Employers’ Obligations: Domestic Violence

The Domestic Violence Victims’ Protection Act 2018 (“the Act”), was given Royal Assent on 30 July 2018 and comes into force on 1 April 2019.  The Act makes amendments to the Employment Relations Act 2000, Holidays Act 2003 and Human Rights Act 1993.

The aim of the Act is to enhance legal protection in the workplace for people affected by Domestic Violence by supporting victims to continue in paid employment. 

The Act provides the following:

  • Domestic Violence Leave: employees affected by domestic violence (who meet the 6-month criteria) are entitled to up to 10 days’ paid domestic violence leave a year to deal with the effects of domestic violence (i.e. counselling, medical appointments).  Domestic violence leave cannot be carried forward or accumulated.  There is a notification requirement and the employer may require proof that the employee is affected by domestic violence.  If the employee fails, without reasonable excuse, to provide such proof, the employer is not required to pay for any domestic violence leave until the employee complies with that requirement.
  • The type of proof required is not set out in the Act.  However, we anticipate that such proof could include a medical certificate, a report from a health professional including a phycologist or counsellor, a police report, criminal proceeding, court orders, and/or a report from a domestic violence support organisation and so on.
  • Flexible Working: employees affected by domestic violence may request short term flexible working arrangements (up to two months or shorter), including changes to their hours of work, location and duties.  An employer:
    • must deal with such a request as soon as possible but no later than 10 working days after receipt; and
    • is only permitted to refuse such a request where proof that the employee is affected by domestic violence is required and not produced, or the request cannot be accommodated reasonably on certain non-accommodation grounds. 

If an employer requires proof, the employer must inform the employee of this as early as possible, and within three working days of the request.

  • Personal Grievance for Adverse Treatment: The Act explicitly prohibits an employee being treated adversely in their employment on the grounds that they are, or are suspected to be, a person affected by domestic violence. Employees may take a personal grievance or a claim under the Human Rights Act 1993 if they have been treated adversely in employment on these grounds.

It is important for employers to understand that domestic violence is not only limited to direct physical violence but includes sexual abuse and psychological abuse (i.e. harassment, intimidation, financial or economic abuse).
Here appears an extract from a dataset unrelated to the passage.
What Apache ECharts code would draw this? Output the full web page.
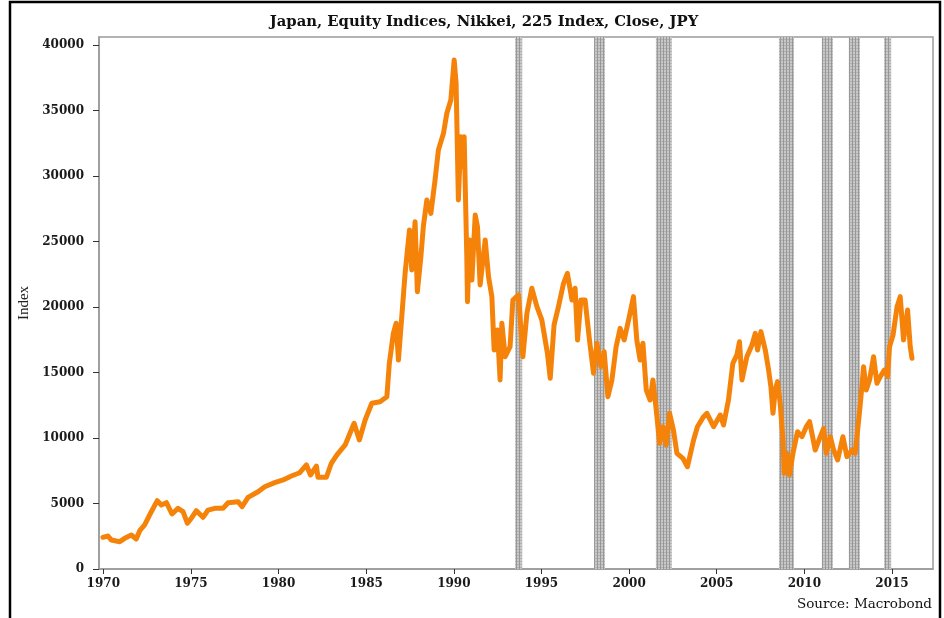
<!DOCTYPE html>
<html>
<head>
<meta charset="utf-8">
<title>Nikkei 225</title>
<script src="https://cdn.jsdelivr.net/npm/echarts@6/dist/echarts.min.js"></script>
<style>
  html, body { margin: 0; padding: 0; background: #fff; }
  #chart { width: 944px; height: 618px; }
</style>
</head>
<body>
<div id="chart"></div>
<script>
// Nikkei 225 close (decimal year, index level)
const years = [
  1969.98, 1970.27, 1970.46, 1970.94, 1971.22, 1971.6, 1971.88, 1972.08, 1972.36, 1972.74,
  1973.08, 1973.31, 1973.6, 1973.92, 1974.26, 1974.55, 1974.8, 1975.02, 1975.31, 1975.69,
  1975.98, 1976.36, 1976.83, 1977.12, 1977.69, 1977.92, 1978.26, 1978.83, 1979.21, 1979.78,
  1980.26, 1980.73, 1981.21, 1981.59, 1981.82, 1982.16, 1982.25, 1982.73, 1983.01, 1983.32,
  1983.8, 1984.31, 1984.61, 1984.94, 1985.32, 1985.79, 1986.18, 1986.32, 1986.55, 1986.71,
  1986.84, 1987.03, 1987.22, 1987.47, 1987.6, 1987.79, 1987.92, 1988.12, 1988.26, 1988.46,
  1988.69, 1988.93, 1989.12, 1989.41, 1989.6, 1989.83, 1990.02, 1990.13, 1990.26, 1990.4,
  1990.51, 1990.59, 1990.74, 1990.78, 1990.89, 1991.03, 1991.22, 1991.35, 1991.5, 1991.79,
  1991.98, 1992.17, 1992.3, 1992.49, 1992.64, 1992.74, 1992.93, 1993.21, 1993.37, 1993.69,
  1993.94, 1994.17, 1994.45, 1994.74, 1995.02, 1995.34, 1995.5, 1995.72, 1995.97, 1996.26,
  1996.48, 1996.74, 1996.92, 1997.06, 1997.25, 1997.49, 1997.74, 1997.97, 1998.16, 1998.39,
  1998.58, 1998.79, 1999.02, 1999.26, 1999.49, 1999.72, 1999.97, 2000.25, 2000.44, 2000.63,
  2000.79, 2000.98, 2001.2, 2001.36, 2001.59, 2001.74, 2001.93, 2002.12, 2002.31, 2002.53,
  2002.73, 2003.07, 2003.33, 2003.68, 2003.9, 2004.25, 2004.44, 2004.82, 2005.2, 2005.39,
  2005.67, 2005.92, 2006.15, 2006.3, 2006.44, 2006.72, 2007.01, 2007.2, 2007.33, 2007.52,
  2007.77, 2007.96, 2008.09, 2008.21, 2008.34, 2008.47, 2008.62, 2008.78, 2008.85, 2009.0,
  2009.15, 2009.35, 2009.61, 2009.86, 2010.11, 2010.3, 2010.62, 2010.91, 2011.1, 2011.25,
  2011.48, 2011.67, 2011.9, 2012.2, 2012.43, 2012.72, 2012.9, 2013.1, 2013.23, 2013.38,
  2013.53, 2013.72, 2013.95, 2014.14, 2014.33, 2014.56, 2014.75, 2014.86, 2015.06, 2015.29,
  2015.47, 2015.66, 2015.89, 2016.04, 2016.14
]
const closes = [
  2420, 2520, 2210, 2085, 2340, 2595, 2290, 2925, 3360, 4375,
  5215, 4885, 5060, 4200, 4630, 4375, 3490, 3870, 4450, 3945,
  4500, 4630, 4630, 5060, 5140, 4755, 5470, 5900, 6280, 6590,
  6795, 7100, 7350, 7940, 7175, 7860, 7000, 7000, 8070, 8700,
  9470, 11120, 9850, 11375, 12650, 12770, 13150, 15700, 17990, 18760,
  15955, 19260, 22570, 25880, 22830, 26510, 21170, 23840, 26130, 28170,
  27150, 29700, 31990, 33260, 34790, 35800, 38860, 37080, 28170, 33000,
  30710, 33000, 23840, 20400, 25115, 22060, 27020, 26130, 21680, 25115,
  22310, 20790, 16720, 18240, 14430, 18760, 16200, 16970, 20535, 20920,
  16200, 19520, 21430, 20025, 19010, 16470, 14560, 18630, 20025, 21810,
  22570, 20535, 21430, 17480, 20535, 20535, 17480, 14940, 17230, 15445,
  16590, 13150, 14430, 16970, 18370, 17480, 19010, 20790, 17480, 15955,
  17230, 13665, 12900, 14430, 11630, 9595, 10860, 9465, 11885, 10610,
  8830, 8450, 7810, 9850, 10860, 11630, 11885, 10860, 11755, 10990,
  12900, 15700, 16340, 17350, 14430, 16200, 17100, 17990, 16720, 18120,
  16720, 15190, 13920, 11885, 13665, 14300, 12650, 9850, 7305, 8830,
  7175, 8830, 10480, 10100, 10860, 11245, 9085, 10100, 10740, 8830,
  10100, 9085, 8320, 10100, 8575, 9085, 8830, 11375, 13150, 15445,
  13665, 14430, 16200, 14175, 14680, 15190, 14680, 16970, 17860, 20025,
  20790, 17480, 19770, 16970, 16080
]
// shaded periods
const bandStart = [1993.5, 1998.0, 2001.53, 2008.55, 2011.0, 2012.54, 2014.55]
const bandEnd = [1993.9, 1998.62, 2002.44, 2009.41, 2011.63, 2013.17, 2014.95]
const yearTicks = [1970, 1975, 1980, 1985, 1990, 1995, 2000, 2005, 2010, 2015]
const indexTicks = [0, 5000, 10000, 15000, 20000, 25000, 30000, 35000, 40000]

// little grey grid hatch for the bands
const hatch = document.createElement('canvas')
hatch.width = 3
hatch.height = 3
const hctx = hatch.getContext('2d')
hctx.fillStyle = '#c8c8c8'
hctx.fillRect(0, 0, 3, 3)
hctx.fillStyle = '#b0b0b0'
hctx.fillRect(0, 0, 3, 1)
hctx.fillStyle = '#979797'
hctx.fillRect(0, 0, 1, 3)

const labelFont = { fontFamily: 'DejaVu Serif', fontWeight: 'bold', fontSize: 12, color: '#1a1a1a' }

const chart = echarts.init(document.getElementById('chart'), null, { renderer: 'canvas' })
chart.setOption({
  animation: false,
  backgroundColor: '#fff',
  title: {
    text: 'Japan, Equity Indices, Nikkei, 225 Index, Close, JPY',
    left: 479,
    textAlign: 'center',
    top: 10,
    textStyle: { fontFamily: 'DejaVu Serif', fontWeight: 'bold', fontSize: 14.8, color: '#111' }
  },
  graphic: [
    {
      type: 'rect',
      shape: { x: 10, y: 2, width: 930, height: 660 },
      style: { fill: null, stroke: '#000', lineWidth: 2.5 },
      silent: true
    },
    {
      type: 'text',
      right: 12,
      top: 597,
      style: { text: 'Source: Macrobond', font: '13.5px "DejaVu Serif"', fill: '#111' }
    }
  ],
  grid: {
    left: 99,
    right: 11,
    top: 37,
    bottom: 49,
    show: true,
    borderColor: '#9a9a9a',
    borderWidth: 1.5
  },
  xAxis: {
    type: 'value',
    min: 1969.755,
    max: 2017.34,
    splitLine: { show: false },
    axisLine: { onZero: false, lineStyle: { color: '#9a9a9a', width: 1.5 } },
    axisTick: { customValues: yearTicks, length: 5, lineStyle: { color: '#333' } },
    axisLabel: Object.assign({ customValues: yearTicks, margin: 9, formatter: v => String(v) }, labelFont)
  },
  yAxis: {
    type: 'value',
    min: 0,
    max: 40610,
    name: 'Index',
    nameLocation: 'middle',
    nameGap: 60,
    nameTextStyle: { fontFamily: 'Liberation Serif', fontSize: 15, color: '#222' },
    splitLine: { show: false },
    axisLine: { show: true, lineStyle: { color: '#9a9a9a', width: 1.5 } },
    axisTick: { customValues: indexTicks, length: 6, lineStyle: { color: '#333' } },
    axisLabel: Object.assign({ customValues: indexTicks, margin: 15, formatter: v => String(v) }, labelFont)
  },
  series: [{
    type: 'line',
    data: years.map((y, i) => [y, closes[i]]),
    showSymbol: false,
    lineStyle: { color: '#f5830a', width: 5, join: 'round', cap: 'round' },
    markArea: {
      silent: true,
      itemStyle: { color: { image: hatch, repeat: 'repeat' } },
      data: bandStart.map((s, i) => [{ xAxis: s }, { xAxis: bandEnd[i] }])
    }
  }]
})
</script>
</body>
</html>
It also includes the effects on children seeing or hearing domestic violence.   Additionally, the entitlement to domestic violence leave and the right to make a flexible working request will apply to a person affected by domestic violence regardless of how long ago the domestic violence occurred, and even if the domestic violence occurred before the person became an employee. 

Employers should have an action plan in place, including:

  1. Ensuring employees feel comfortable to disclose when they are victims of domestic violence;
  2. Policies on how to address and respond to disclosures of domestic violence, requests for domestic violence leave and flexible working;
  3. Amending your employment agreements, leave application forms and so on; and
  4. Educating your employees and providing training.

It is essential that employers understand their increased obligations under the Act. Appropriate systems and procedures are essential for dealing with these issues in a sensitive, discrete and fair manner.

If in doubt, it is important that you seek advice.